I am persuaded in this case, albeit not without doubt, that the new statute is more onerous than the old, because the amount of gain time which is accrued automatically solely through good conduct is substantially reduced, and this reduction is not offset by the availability of discretionary awards of gain time for activities extending beyond simply "staying out of trouble." This is not to say, however, that no reduction in automatic gain time, however slight, can ever be offset by increases in the availability of discretionary gain time, however great, or that reductions in the amount of credit for good conduct can never be offset by increases in the availability of credit which can be earned by more than merely good conduct.

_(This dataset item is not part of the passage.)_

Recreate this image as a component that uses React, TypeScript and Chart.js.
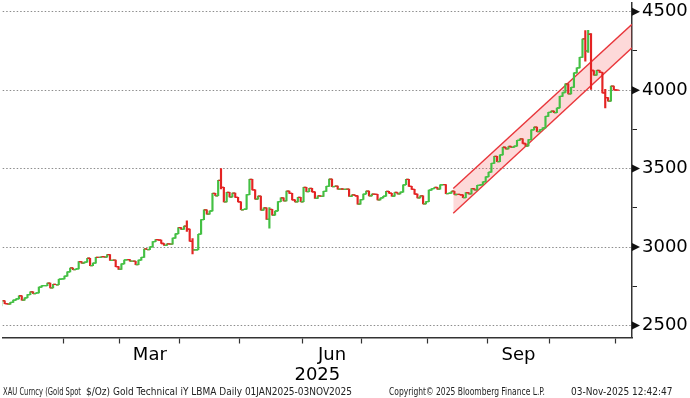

Since the availability of new opportunities for discretionary gain time and the reduction in the amount of automatic gain time can be viewed as a total package, it must be emphasized that nothing in today's decision compels Florida to provide prisoners in petitioner's position with the benefits of the new provisions when this Court has held that Florida may not require such prisoners to pay the price. It is not at all clear that the Florida Legislature would have intended to make available the new discretionary gain time to prisoners earning automatic gain time under the old 5-10-15 formula, when the legislature in fact reduced the 5-10-15 formula when it enacted the new provisions. The question is, of course, one for Florida to resolve.